High-level workflow (four steps)
Assess the product and service context
Agree direction and objectives
Prioritize actions and allocate resources
Communicate changes in the product and service roadmap
Cadence and triggers
- Prefer "small, frequent iterations so funding and plans can track a fast-changing context"
- Run Discover on regular schedules and when major external events shift PESTLE factors
- Without multi-disciplinary product teams, service owners, business/customer relationship managers, and business analysts typically perform this work
Extended view: how this fits your organization
Product vendor perspective
- Market and competitive research
- Product-market fit analysis
- Technology trends and innovation monitoring
- Customer segmentation and targeting
Service provider perspective
- Analysis of customer service needs
- Service portfolio analysis
- Demand management
- Early capacity planning
Related management practices
| Practice | Role in Discover |
|---|---|
| Business Analysis | Gather and analyse requirements; propose solutions |
| Strategy Management | Align with strategy |
| Portfolio Management | Manage the product and service pipeline |
| Relationship Management | Engage stakeholders |
| Risk Management | Assess risk for new initiatives |
Inputs and outputs
Inputs: User and customer feedback, Support insights, market and technology trends, strategy documents, continual improvement records
Outputs: Approved business cases, requirements documentation, feasibility studies, prioritized backlog, direction for Design phase
Metrics (examples)
- Opportunities identified
- Approval rate for business cases
- Time from idea to approval
- Strategy alignment assessment
- Satisfaction with the discovery process
ITIL Car Rental scenario: Discover in action
Context: ITIL Car Rental decided to invest in driverless cars, partnering with a major automotive manufacturer for autonomous vehicle deployment, beginning with pilot cities in the United States.

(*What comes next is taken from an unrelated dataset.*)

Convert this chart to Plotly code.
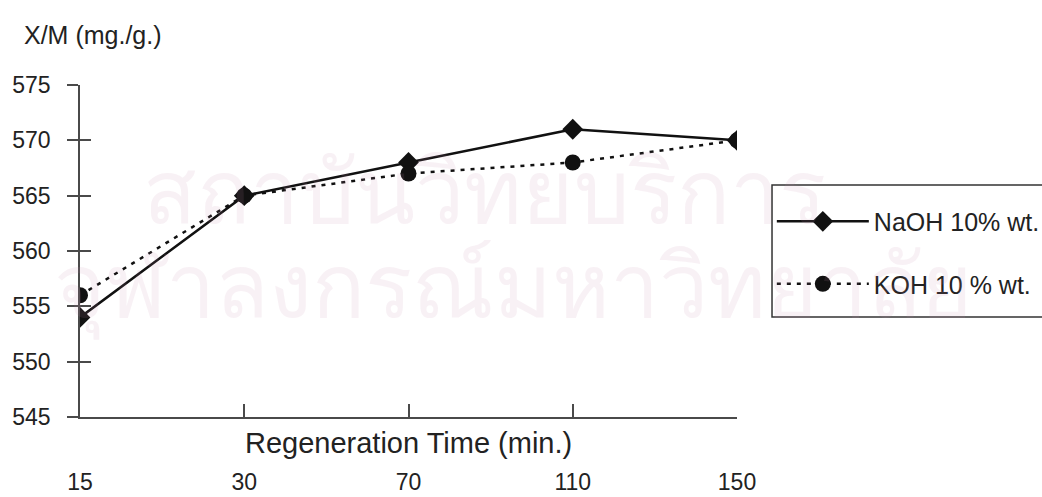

Anna (Product Manager): "Our stakeholders have urged us to include driverless cars in our innovation program. Marketing research shows growing customer interest. I recommend prioritizing an autonomous rental service evaluation."

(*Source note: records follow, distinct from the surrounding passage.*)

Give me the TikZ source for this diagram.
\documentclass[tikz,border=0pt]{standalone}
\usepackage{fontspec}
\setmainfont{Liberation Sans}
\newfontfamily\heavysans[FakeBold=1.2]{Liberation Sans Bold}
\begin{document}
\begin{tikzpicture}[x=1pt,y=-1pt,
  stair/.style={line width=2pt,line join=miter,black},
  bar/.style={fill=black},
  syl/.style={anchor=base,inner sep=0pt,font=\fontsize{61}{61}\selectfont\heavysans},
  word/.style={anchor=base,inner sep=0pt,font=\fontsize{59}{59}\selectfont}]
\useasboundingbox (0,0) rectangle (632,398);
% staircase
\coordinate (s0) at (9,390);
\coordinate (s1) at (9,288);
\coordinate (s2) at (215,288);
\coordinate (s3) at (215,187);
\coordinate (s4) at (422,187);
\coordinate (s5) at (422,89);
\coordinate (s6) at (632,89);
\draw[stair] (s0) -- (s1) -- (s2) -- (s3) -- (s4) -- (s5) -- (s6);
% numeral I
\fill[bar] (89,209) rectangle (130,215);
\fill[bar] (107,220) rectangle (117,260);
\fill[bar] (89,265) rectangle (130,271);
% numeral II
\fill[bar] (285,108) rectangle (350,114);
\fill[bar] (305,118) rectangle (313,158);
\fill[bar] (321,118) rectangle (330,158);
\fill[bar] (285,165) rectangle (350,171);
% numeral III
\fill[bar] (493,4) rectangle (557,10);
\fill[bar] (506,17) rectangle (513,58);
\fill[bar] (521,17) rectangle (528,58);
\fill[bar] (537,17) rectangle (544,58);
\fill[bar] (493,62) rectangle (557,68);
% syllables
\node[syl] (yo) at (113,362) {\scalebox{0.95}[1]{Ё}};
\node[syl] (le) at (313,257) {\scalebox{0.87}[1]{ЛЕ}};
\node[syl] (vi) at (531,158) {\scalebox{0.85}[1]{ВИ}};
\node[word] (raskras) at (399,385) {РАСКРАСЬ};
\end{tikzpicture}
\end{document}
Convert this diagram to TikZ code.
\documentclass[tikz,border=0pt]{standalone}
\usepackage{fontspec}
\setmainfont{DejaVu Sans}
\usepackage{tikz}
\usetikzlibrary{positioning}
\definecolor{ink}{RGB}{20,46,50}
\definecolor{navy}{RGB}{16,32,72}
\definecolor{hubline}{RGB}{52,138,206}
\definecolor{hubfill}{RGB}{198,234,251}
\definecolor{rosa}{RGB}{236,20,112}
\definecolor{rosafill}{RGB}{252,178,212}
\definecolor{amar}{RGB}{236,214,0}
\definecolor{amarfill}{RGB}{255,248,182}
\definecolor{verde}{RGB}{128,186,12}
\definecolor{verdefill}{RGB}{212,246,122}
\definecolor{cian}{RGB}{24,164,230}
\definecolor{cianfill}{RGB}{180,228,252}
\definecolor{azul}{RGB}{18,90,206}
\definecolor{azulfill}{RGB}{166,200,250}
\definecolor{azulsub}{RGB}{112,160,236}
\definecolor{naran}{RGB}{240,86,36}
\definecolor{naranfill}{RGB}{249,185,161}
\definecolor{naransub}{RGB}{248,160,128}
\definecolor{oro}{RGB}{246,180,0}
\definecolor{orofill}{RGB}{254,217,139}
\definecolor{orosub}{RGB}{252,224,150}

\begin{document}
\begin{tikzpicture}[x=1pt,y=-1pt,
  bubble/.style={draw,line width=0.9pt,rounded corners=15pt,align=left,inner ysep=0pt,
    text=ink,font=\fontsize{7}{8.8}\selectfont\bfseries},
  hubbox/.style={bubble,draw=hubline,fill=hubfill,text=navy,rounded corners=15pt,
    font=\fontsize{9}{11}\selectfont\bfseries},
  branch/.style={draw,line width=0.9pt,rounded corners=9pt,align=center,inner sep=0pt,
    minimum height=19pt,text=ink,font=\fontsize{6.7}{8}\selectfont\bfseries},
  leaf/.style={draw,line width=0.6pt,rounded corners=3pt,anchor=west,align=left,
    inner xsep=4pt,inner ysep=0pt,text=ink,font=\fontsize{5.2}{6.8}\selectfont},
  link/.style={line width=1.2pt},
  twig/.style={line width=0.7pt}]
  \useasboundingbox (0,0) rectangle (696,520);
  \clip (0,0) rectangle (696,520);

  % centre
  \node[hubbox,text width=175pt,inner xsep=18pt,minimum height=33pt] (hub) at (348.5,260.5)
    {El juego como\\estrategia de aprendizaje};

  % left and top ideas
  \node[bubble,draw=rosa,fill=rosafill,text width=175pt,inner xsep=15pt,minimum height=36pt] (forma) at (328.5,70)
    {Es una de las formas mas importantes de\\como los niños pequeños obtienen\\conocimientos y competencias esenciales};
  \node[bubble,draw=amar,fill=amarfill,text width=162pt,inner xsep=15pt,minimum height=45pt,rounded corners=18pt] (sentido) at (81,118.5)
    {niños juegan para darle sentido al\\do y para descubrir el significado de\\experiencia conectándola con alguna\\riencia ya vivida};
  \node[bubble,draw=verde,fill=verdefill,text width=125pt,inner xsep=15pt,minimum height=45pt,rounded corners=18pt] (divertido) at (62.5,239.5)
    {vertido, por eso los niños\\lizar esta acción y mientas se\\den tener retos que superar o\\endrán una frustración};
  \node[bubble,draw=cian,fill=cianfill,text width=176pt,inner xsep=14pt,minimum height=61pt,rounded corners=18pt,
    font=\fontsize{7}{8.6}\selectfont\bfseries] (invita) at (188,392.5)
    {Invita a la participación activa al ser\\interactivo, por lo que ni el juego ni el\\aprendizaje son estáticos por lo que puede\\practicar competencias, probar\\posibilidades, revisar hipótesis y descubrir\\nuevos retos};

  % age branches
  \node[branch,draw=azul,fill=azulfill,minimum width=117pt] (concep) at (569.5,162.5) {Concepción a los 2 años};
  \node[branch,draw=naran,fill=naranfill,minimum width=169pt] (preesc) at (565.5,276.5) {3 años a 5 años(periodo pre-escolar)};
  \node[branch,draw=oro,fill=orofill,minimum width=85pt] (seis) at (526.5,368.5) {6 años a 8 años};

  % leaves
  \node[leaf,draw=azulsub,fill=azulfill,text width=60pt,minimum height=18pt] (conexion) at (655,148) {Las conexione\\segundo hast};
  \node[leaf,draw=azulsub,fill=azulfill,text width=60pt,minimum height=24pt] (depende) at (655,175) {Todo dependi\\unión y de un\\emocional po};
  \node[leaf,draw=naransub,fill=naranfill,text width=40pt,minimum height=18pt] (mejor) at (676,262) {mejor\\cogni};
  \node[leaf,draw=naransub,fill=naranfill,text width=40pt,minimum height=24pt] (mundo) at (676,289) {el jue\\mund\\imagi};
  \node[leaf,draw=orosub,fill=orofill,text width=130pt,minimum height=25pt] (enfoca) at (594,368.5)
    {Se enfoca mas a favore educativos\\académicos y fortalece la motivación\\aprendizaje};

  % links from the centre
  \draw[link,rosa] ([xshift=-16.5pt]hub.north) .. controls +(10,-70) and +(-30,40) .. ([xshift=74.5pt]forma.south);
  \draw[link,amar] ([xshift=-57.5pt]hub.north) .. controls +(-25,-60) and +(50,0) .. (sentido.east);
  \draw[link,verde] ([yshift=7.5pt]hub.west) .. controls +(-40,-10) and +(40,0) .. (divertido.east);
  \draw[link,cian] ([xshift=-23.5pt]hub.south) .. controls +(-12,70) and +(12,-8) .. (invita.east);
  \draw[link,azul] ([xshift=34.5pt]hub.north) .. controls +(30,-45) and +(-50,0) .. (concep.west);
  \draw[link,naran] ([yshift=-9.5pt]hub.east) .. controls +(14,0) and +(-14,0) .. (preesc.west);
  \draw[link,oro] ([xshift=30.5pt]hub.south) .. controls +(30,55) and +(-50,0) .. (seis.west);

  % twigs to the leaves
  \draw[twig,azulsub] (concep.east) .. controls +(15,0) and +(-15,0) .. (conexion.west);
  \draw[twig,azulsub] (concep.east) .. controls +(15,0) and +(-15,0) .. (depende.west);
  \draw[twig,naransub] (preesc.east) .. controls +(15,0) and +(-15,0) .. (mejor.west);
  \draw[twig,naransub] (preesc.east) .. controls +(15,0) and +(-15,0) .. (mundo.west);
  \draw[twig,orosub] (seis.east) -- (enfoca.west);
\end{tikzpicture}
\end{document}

Maria (Business Analyst): "Initial findings show customer interest but concerns about safety, control, and accountability. We must also evaluate fleet operations readiness and support team capabilities."
Max (CIO): "Our objective is assessing whether current AI platforms support real-time data exchange, fleet-level automation, and multilingual AI-driven support."
Anna: "Our objective is a safe, reliable, eco-conscious, and fully supported driverless rental experience."
This scenario illustrates the four Discover steps: assessing product context (market interest, competitor moves, customer concerns), agreeing direction (partner with automotive company, pilot in US cities), prioritizing actions (evaluate AI platforms, map customer concerns), and communicating the updated roadmap to stakeholders.